Auf 65-Millimeter-Film gedreht, geht es Branaghs zweitem Agatha-Christie-Remake nach Murder on the Orient Express (2017) nicht so sehr um die Suche nach dem Täter. Auch nicht so sehr um den Spannungsbogen des Kriminalfalls oder um die Deduktionsarbeit des Detektivs: Die Verhörszenen sind in ihrer Abfolge derart schematisch, dass echter Spaß am Ableiten und am Zusammenfügen der Einzelteile nicht aufkommen will. Vielmehr setzt Branagh auf das Visuelle, auf die Eindrücklichkeit der Schauplätze und den Pomp seines Star-Ensembles. Die Pracht des einstigen alten Ägyptens erstrahlt hier in ihrem ganzen Glanz. Die Nachdrücklichkeit, mit der Branagh der antiken Zivilisation in einem Gestus des ehrfurchtsvollen Staunens vor dem Vergangenen und dem Exotischen Tribut zollt, macht die Nostalgie dieser Neuverfilmung aus. Sie steht sogar der Erstverfilmung unter der Regie von John Guillermin aus dem Jahr 1977 in nichts nach.

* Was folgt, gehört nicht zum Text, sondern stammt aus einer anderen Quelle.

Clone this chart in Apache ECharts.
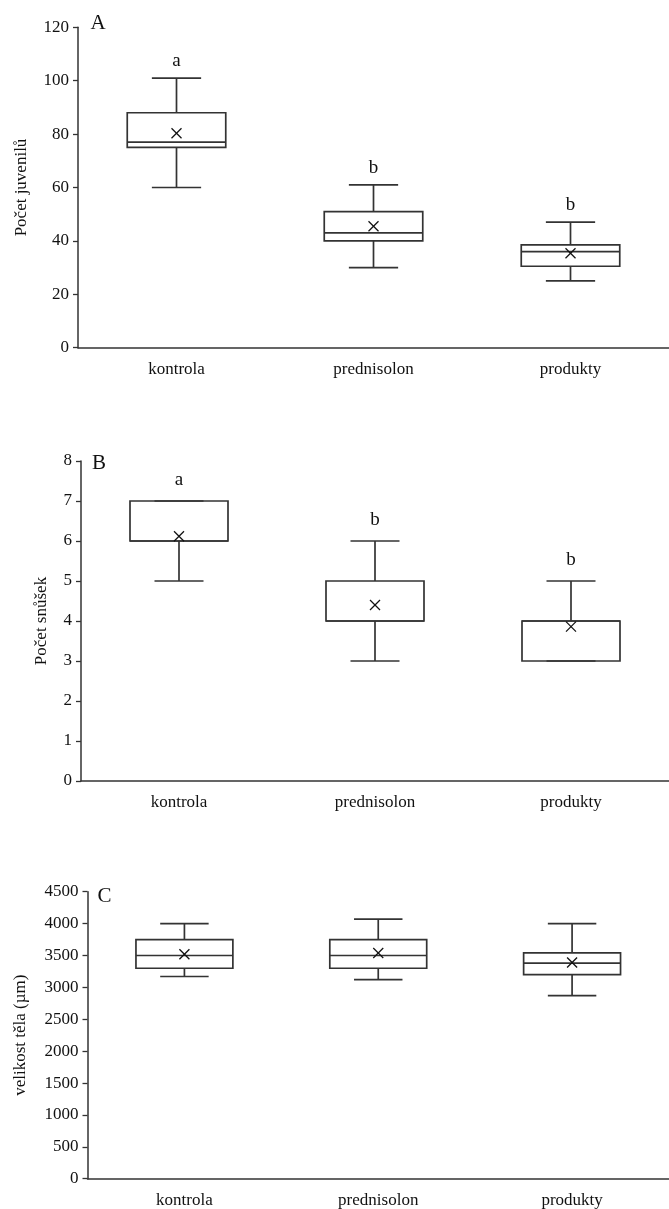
<!DOCTYPE html>
<html>
<head>
<meta charset="utf-8">
<script src="https://cdn.jsdelivr.net/npm/echarts@6/dist/echarts.min.js"></script>
<style>
html,body{margin:0;padding:0;background:#fff;}
#c{width:669px;height:1209px;}
</style>
</head>
<body>
<div id="c"></div>
<script>
// ---- data ----
const categories = ['kontrola', 'prednisolon', 'produkty'];

// Panel A: Počet juvenilů
const aMin = [60, 30, 25];
const aQ1 = [75, 40, 30.5];
const aMed = [77, 43, 36];
const aQ3 = [88, 51, 38.5];
const aMax = [101, 61, 47];
const aMean = [80.3, 45.5, 35.4];
const aLetters = ['a', 'b', 'b'];

// Panel B: Počet snůšek
const bMin = [5, 3, 3];
const bQ1 = [6, 4, 3];
const bMed = [6, 4, 4];
const bQ3 = [7, 5, 4];
const bMax = [7, 6, 5];
const bMean = [6.12, 4.4, 3.86];
const bLetters = ['a', 'b', 'b'];

// Panel C: velikost těla (µm)
const cMin = [3170, 3120, 2870];
const cQ1 = [3300, 3300, 3200];
const cMed = [3500, 3500, 3380];
const cQ3 = [3750, 3750, 3540];
const cMax = [4000, 4070, 4000];
const cMean = [3520, 3540, 3390];
const cLetters = ['', '', ''];

const yTicksA = {min: 0, max: 120, interval: 20};
const yTicksB = {min: 0, max: 8, interval: 1};
const yTicksC = {min: 0, max: 4500, interval: 500};

const panels = [
  {name: 'Počet juvenilů', letter: 'A', min: aMin, q1: aQ1, med: aMed, q3: aQ3, max: aMax, mean: aMean, labels: aLetters, ticks: yTicksA},
  {name: 'Počet snůšek', letter: 'B', min: bMin, q1: bQ1, med: bMed, q3: bQ3, max: bMax, mean: bMean, labels: bLetters, ticks: yTicksB},
  {name: 'velikost těla (µm)', letter: 'C', min: cMin, q1: cQ1, med: cMed, q3: cQ3, max: cMax, mean: cMean, labels: cLetters, ticks: yTicksC}
];

// ---- layout ----
const FONT = '"Liberation Serif", "Times New Roman", serif';
const INK = '#333';
const grids = [
  {left: 78, top: 27.3, width: 600, height: 320.4},
  {left: 81, top: 461, width: 597, height: 320},
  {left: 87.5, top: 891.7, width: 591, height: 287}
];
const nameGaps = [48, 31, 58];
const letterOffsets = [17, 21, 18];

const chart = echarts.init(document.getElementById('c'), null, {renderer: 'canvas'});

function makeRender(panel, pi) {
  return function (params, api) {
    const i = api.value(0);
    const pMin = api.coord([i, api.value(1)]);
    const pQ1 = api.coord([i, api.value(2)]);
    const pMed = api.coord([i, api.value(3)]);
    const pQ3 = api.coord([i, api.value(4)]);
    const pMax = api.coord([i, api.value(5)]);
    const pMean = api.coord([i, api.value(6)]);
    const band = api.size([1, 0])[0];
    const bw = band * 0.25;
    const cw = band * 0.125;
    const cx = pMed[0];
    const ls = {stroke: INK, lineWidth: 1.7, fill: null};
    const children = [
      {type: 'line', shape: {x1: cx - cw, y1: pMax[1], x2: cx + cw, y2: pMax[1]}, style: ls},
      {type: 'line', shape: {x1: cx, y1: pMax[1], x2: cx, y2: pQ3[1]}, style: ls},
      {type: 'line', shape: {x1: cx, y1: pQ1[1], x2: cx, y2: pMin[1]}, style: ls},
      {type: 'line', shape: {x1: cx - cw, y1: pMin[1], x2: cx + cw, y2: pMin[1]}, style: ls},
      {type: 'rect', shape: {x: cx - bw, y: pQ3[1], width: 2 * bw, height: pQ1[1] - pQ3[1]}, style: {stroke: INK, lineWidth: 1.7, fill: 'rgba(0,0,0,0)'}},
      {type: 'line', shape: {x1: cx - bw, y1: pMed[1], x2: cx + bw, y2: pMed[1]}, style: ls},
      {type: 'line', shape: {x1: pMean[0] - 5, y1: pMean[1] - 5, x2: pMean[0] + 5, y2: pMean[1] + 5}, style: {stroke: '#111', lineWidth: 1.3}},
      {type: 'line', shape: {x1: pMean[0] - 5, y1: pMean[1] + 5, x2: pMean[0] + 5, y2: pMean[1] - 5}, style: {stroke: '#111', lineWidth: 1.3}}
    ];
    const lab = panel.labels[params.dataIndex];
    if (lab) {
      children.push({type: 'text', style: {text: lab, x: cx, y: pMax[1] - letterOffsets[pi], align: 'center', verticalAlign: 'middle', font: '19px ' + FONT, fill: '#111'}});
    }
    return {type: 'group', children: children};
  };
}

const option = {
  animation: false,
  backgroundColor: '#fff',
  grid: grids,
  xAxis: grids.map((g, gi) => ({
    type: 'category', gridIndex: gi, data: categories,
    axisLine: {lineStyle: {color: INK, width: 1.5}},
    axisTick: {show: false},
    axisLabel: {color: '#111', fontFamily: FONT, fontSize: 17, margin: 13},
    splitLine: {show: false}
  })),
  yAxis: panels.map((p, gi) => ({
    type: 'value', gridIndex: gi, min: p.ticks.min, max: p.ticks.max, interval: p.ticks.interval,
    name: p.name, nameLocation: 'middle', nameGap: nameGaps[gi], nameRotate: 90,
    nameTextStyle: {color: '#111', fontFamily: FONT, fontSize: 17},
    axisLine: {show: true, lineStyle: {color: INK, width: 1.5}},
    axisTick: {show: true, length: 5, lineStyle: {color: INK, width: 1.3}},
    axisLabel: {color: '#111', fontFamily: FONT, fontSize: 17, margin: 9, formatter: v => String(v)},
    splitLine: {show: false}
  })),
  graphic: panels.map((p, gi) => ({
    type: 'text',
    x: [98, 99, 104.5][gi],
    y: [23, 463, 896][gi],
    style: {text: p.letter, font: '21px ' + FONT, fill: '#111', align: 'center', verticalAlign: 'middle'}
  })),
  series: panels.map((p, gi) => ({
    type: 'custom', xAxisIndex: gi, yAxisIndex: gi,
    renderItem: makeRender(p, gi),
    encode: {x: 0, y: [1, 2, 3, 4, 5, 6]},
    clip: false,
    data: categories.map((c, i) => [i, p.min[i], p.q1[i], p.med[i], p.q3[i], p.max[i], p.mean[i]])
  }))
};
chart.setOption(option);
</script>
</body>
</html>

Sein Schauspieleraufgebot, angeführt von Gal Gadot, inszeniert Branagh nach den Mustern des klassischen Hollywoodkinos, als Ikonen, als Stars eines Produktionssystems: perfekt ausgelichtete Gesichter, strahlendes Make-up; unnahbare Lichtgestalten, die als Figurentypen agieren. Das gilt ebenso für den von Branagh selbst verkörperten Filmhelden: Ohne eine zünftige Verkleidung oder zumindest eine dekorierte Maske – hier ist es der übergroße Schnauzer – gibt es keinen filmreifen Meisterdetektiv. Mit einem Hang zur nostalgischen Verklärung setzt der Regisseur den Ermittler in Szene. Das Spielerische in der Arbeit des Detektivs, die Freude am kommunikativen Spiel fehlt indes gänzlich. Dieser Poirot ist selbstverständlich ein unermüdlicher Schnüffler, dessen Eleganz eher eine Tarnung für seine tragisch-schmerzvolle Vergangenheit ist; ein Mann, der seinen scharfen Intellekt und auch seinen Hauch Überheblichkeit selbstgefällig zur Schau stellt, der sich und seiner Reisegesellschaft stets in aller Ernsthaftigkeit zu beweisen hat, dass er niemandem etwas zu beweisen hat. Das macht seine Tragik wie seine Ironie aus. Es ist schlicht sein Arbeitsfeld, das Misstrauen in die Welt, die ihn umgibt, es ist das Täuschende im Menschen selbst, das den Detektiv erst konstituiert, ihn umtreibt und zum Pessimisten werden lässt. In der technischen Durchführung des Filmes selbst wird diese Weltsicht deutlich: Die vom Drehbuch her erreichte Langsamkeit, ebenso wie statische Szenen werden durch ungewöhnliche Kamerabewegungen und -positionen aus niedrigen Blickwinkeln aufgebrochen, die das Publikum stets in Irritation versetzen sollen und auch das Gefühl für eine heimliche Komplizenschaft unter den Akteuren transportieren. Der Regisseur versteht es gut, die filmischen Parameter von Zeit, Raum und Ort so zu gestalten, dass die Atmosphäre einer immer präsenten Bedrohung spürbar über der gesamten Filmhandlung ausgelegt werden kann. Branagh beobachtet da eine Reihe ganz vortäuschender, konfliktbeladener Menschen, und am Ende bleibt die Frage durchaus offen, ob diese zwielichtige Reisegesellschaft je einen sicheren Hafen ansteuern wird.